■ Charts and diagrams as code:
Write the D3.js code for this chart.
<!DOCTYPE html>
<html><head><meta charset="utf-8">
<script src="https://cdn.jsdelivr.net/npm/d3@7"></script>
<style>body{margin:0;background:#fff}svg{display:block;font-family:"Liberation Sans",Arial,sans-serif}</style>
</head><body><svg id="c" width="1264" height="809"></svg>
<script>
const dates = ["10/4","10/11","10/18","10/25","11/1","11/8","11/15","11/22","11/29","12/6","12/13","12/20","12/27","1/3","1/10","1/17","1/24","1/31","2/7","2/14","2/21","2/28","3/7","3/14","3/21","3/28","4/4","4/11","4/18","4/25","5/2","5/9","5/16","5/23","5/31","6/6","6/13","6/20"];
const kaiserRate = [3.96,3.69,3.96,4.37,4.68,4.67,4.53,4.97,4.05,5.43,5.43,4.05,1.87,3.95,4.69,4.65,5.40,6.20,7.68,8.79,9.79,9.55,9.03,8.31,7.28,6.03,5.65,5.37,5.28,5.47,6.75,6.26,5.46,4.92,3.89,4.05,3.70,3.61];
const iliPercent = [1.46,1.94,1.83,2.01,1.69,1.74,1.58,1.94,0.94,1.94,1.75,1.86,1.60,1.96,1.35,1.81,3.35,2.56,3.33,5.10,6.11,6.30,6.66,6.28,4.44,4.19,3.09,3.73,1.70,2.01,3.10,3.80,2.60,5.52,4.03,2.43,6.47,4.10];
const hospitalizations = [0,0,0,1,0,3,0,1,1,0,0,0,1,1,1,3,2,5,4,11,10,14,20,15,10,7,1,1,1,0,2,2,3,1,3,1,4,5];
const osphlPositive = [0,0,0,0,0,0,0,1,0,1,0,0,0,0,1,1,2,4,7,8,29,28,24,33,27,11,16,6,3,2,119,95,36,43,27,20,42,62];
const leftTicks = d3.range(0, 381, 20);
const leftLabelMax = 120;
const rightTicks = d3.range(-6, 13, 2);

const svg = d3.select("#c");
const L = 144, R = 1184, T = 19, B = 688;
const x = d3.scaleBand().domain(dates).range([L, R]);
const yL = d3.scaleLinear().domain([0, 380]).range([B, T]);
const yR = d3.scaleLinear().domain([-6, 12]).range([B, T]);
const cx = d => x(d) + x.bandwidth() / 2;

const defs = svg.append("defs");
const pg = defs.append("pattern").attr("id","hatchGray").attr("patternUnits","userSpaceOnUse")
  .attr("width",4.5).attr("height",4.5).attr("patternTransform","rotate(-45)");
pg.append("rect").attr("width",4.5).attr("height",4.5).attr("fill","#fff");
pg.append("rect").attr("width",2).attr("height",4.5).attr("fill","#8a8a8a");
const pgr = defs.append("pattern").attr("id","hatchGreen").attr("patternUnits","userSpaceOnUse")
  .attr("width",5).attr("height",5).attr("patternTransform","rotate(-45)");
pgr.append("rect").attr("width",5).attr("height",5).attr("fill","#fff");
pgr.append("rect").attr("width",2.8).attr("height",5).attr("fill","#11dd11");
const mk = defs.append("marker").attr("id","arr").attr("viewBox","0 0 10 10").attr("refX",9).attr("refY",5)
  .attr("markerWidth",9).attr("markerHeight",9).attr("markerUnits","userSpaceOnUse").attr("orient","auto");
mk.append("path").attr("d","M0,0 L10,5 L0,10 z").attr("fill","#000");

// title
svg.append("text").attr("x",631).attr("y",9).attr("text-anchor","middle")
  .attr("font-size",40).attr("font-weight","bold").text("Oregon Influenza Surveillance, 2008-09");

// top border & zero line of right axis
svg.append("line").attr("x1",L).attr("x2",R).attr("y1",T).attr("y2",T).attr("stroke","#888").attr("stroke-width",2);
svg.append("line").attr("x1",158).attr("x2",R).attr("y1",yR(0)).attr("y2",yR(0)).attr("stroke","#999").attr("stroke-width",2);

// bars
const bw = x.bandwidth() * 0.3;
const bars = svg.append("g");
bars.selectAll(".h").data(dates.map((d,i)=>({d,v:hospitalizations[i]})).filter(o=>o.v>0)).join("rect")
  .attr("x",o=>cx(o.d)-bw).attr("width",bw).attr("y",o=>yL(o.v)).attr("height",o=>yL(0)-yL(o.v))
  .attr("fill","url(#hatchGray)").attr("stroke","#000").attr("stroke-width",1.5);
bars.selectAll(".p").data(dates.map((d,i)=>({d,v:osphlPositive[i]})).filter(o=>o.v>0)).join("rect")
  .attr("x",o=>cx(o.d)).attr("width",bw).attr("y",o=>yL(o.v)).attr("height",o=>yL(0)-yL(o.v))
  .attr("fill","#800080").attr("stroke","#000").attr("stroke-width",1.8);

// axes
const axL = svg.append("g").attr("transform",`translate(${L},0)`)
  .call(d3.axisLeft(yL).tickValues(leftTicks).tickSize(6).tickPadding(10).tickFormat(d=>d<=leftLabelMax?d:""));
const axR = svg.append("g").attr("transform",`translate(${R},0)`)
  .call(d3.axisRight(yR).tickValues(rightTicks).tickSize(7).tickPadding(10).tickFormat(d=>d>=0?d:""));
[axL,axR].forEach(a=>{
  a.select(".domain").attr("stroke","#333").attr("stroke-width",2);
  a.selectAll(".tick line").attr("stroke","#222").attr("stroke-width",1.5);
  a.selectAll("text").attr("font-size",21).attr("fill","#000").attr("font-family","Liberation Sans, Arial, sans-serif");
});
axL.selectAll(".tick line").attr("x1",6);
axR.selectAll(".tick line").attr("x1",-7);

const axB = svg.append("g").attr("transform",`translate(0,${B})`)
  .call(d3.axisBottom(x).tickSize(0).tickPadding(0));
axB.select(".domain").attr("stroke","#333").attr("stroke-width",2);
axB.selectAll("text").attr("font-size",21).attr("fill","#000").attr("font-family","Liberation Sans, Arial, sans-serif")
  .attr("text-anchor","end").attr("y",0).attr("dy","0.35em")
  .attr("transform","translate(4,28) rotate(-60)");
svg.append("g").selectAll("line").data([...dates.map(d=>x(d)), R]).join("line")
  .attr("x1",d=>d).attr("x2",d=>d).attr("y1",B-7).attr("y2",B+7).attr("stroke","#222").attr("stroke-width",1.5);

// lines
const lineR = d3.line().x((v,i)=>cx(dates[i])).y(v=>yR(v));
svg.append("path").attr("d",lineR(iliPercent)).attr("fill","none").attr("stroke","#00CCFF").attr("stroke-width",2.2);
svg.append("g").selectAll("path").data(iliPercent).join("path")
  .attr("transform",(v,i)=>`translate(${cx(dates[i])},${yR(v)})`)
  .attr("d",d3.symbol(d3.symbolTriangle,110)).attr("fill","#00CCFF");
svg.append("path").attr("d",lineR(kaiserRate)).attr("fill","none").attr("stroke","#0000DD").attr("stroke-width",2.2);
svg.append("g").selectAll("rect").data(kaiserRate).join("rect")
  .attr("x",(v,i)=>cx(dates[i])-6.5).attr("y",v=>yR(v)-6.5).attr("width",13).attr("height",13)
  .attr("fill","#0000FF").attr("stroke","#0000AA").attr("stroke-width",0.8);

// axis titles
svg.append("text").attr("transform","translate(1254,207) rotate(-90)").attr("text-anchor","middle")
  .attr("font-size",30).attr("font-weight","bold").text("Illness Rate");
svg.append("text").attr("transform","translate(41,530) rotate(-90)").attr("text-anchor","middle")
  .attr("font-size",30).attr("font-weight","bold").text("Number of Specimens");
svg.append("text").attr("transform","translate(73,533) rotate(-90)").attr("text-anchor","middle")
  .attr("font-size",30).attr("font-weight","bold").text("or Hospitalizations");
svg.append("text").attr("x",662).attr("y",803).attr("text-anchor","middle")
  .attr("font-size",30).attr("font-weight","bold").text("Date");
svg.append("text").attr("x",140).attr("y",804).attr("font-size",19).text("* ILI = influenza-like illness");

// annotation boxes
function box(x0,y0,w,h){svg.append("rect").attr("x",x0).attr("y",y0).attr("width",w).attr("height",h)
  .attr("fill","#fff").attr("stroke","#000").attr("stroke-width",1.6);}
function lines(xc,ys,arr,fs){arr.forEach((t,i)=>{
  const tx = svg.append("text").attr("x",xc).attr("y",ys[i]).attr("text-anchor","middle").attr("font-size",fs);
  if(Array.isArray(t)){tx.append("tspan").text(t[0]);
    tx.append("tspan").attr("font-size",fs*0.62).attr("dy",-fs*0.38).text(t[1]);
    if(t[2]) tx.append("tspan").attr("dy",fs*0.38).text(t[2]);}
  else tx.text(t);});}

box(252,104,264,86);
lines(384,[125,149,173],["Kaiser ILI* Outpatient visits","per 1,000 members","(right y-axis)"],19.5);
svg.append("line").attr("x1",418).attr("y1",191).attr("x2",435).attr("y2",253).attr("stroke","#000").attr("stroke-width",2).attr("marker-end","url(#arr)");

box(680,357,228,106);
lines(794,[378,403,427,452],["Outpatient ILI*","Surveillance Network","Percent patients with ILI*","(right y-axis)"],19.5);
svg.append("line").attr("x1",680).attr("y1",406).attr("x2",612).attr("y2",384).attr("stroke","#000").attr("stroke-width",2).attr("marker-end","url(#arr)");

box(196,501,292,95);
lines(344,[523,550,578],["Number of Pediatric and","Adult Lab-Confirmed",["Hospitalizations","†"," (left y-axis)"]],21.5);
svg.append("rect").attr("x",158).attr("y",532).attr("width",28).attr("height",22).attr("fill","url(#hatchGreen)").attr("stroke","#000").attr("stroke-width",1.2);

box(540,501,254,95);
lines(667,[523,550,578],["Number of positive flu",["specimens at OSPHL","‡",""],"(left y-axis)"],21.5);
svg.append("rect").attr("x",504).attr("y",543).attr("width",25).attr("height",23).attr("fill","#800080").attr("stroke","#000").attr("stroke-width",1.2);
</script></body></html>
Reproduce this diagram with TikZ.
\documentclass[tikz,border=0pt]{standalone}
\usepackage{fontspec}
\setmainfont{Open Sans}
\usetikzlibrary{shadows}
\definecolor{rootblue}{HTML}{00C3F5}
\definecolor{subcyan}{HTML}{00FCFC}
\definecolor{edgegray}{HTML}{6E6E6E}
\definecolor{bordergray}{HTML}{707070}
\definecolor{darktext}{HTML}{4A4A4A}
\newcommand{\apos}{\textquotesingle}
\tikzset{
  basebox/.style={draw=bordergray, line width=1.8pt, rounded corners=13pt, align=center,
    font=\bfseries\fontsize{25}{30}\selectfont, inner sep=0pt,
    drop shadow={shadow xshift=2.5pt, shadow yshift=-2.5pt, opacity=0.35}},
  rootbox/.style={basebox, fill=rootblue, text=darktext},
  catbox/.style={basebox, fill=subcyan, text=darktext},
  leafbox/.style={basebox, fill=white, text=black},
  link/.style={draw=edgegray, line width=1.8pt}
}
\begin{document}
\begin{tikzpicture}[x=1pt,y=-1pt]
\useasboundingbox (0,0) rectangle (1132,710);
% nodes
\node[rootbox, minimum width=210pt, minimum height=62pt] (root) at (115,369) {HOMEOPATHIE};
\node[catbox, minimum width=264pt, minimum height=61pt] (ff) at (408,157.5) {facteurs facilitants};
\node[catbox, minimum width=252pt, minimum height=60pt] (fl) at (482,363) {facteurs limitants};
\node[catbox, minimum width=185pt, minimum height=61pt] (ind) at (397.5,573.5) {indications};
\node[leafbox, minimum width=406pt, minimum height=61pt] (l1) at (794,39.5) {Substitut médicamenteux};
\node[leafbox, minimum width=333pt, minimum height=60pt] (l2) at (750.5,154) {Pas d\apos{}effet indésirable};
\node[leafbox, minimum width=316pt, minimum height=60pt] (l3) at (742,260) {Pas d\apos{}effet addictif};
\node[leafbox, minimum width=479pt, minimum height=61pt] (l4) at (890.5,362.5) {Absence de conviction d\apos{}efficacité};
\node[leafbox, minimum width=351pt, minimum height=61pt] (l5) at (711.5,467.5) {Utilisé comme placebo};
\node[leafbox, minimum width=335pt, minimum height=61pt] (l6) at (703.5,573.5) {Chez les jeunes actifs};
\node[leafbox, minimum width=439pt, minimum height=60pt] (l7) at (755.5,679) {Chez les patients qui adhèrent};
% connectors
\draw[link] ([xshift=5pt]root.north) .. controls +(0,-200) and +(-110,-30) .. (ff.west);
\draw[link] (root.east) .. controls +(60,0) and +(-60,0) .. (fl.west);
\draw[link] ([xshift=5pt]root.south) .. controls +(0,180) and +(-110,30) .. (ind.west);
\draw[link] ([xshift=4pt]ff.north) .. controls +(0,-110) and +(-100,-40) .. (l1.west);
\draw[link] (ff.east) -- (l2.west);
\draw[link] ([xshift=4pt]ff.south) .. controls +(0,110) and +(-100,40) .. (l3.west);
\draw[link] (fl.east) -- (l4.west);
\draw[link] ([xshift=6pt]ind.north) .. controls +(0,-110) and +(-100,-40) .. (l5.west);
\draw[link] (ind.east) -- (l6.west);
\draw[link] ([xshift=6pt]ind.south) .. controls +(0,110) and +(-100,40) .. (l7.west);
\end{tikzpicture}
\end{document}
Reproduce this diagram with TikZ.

■ Task to carry out: The required output is the exact run of lines from the beginning of the listing above to the line that contains "const cx = d => x(d) + x.bandwidth() / 2;", inclusive of both.

■ Result of the exercise:
Write the D3.js code for this chart.
<!DOCTYPE html>
<html><head><meta charset="utf-8">
<script src="https://cdn.jsdelivr.net/npm/d3@7"></script>
<style>body{margin:0;background:#fff}svg{display:block;font-family:"Liberation Sans",Arial,sans-serif}</style>
</head><body><svg id="c" width="1264" height="809"></svg>
<script>
const dates = ["10/4","10/11","10/18","10/25","11/1","11/8","11/15","11/22","11/29","12/6","12/13","12/20","12/27","1/3","1/10","1/17","1/24","1/31","2/7","2/14","2/21","2/28","3/7","3/14","3/21","3/28","4/4","4/11","4/18","4/25","5/2","5/9","5/16","5/23","5/31","6/6","6/13","6/20"];
const kaiserRate = [3.96,3.69,3.96,4.37,4.68,4.67,4.53,4.97,4.05,5.43,5.43,4.05,1.87,3.95,4.69,4.65,5.40,6.20,7.68,8.79,9.79,9.55,9.03,8.31,7.28,6.03,5.65,5.37,5.28,5.47,6.75,6.26,5.46,4.92,3.89,4.05,3.70,3.61];
const iliPercent = [1.46,1.94,1.83,2.01,1.69,1.74,1.58,1.94,0.94,1.94,1.75,1.86,1.60,1.96,1.35,1.81,3.35,2.56,3.33,5.10,6.11,6.30,6.66,6.28,4.44,4.19,3.09,3.73,1.70,2.01,3.10,3.80,2.60,5.52,4.03,2.43,6.47,4.10];
const hospitalizations = [0,0,0,1,0,3,0,1,1,0,0,0,1,1,1,3,2,5,4,11,10,14,20,15,10,7,1,1,1,0,2,2,3,1,3,1,4,5];
const osphlPositive = [0,0,0,0,0,0,0,1,0,1,0,0,0,0,1,1,2,4,7,8,29,28,24,33,27,11,16,6,3,2,119,95,36,43,27,20,42,62];
const leftTicks = d3.range(0, 381, 20);
const leftLabelMax = 120;
const rightTicks = d3.range(-6, 13, 2);

const svg = d3.select("#c");
const L = 144, R = 1184, T = 19, B = 688;
const x = d3.scaleBand().domain(dates).range([L, R]);
const yL = d3.scaleLinear().domain([0, 380]).range([B, T]);
const yR = d3.scaleLinear().domain([-6, 12]).range([B, T]);
const cx = d => x(d) + x.bandwidth() / 2;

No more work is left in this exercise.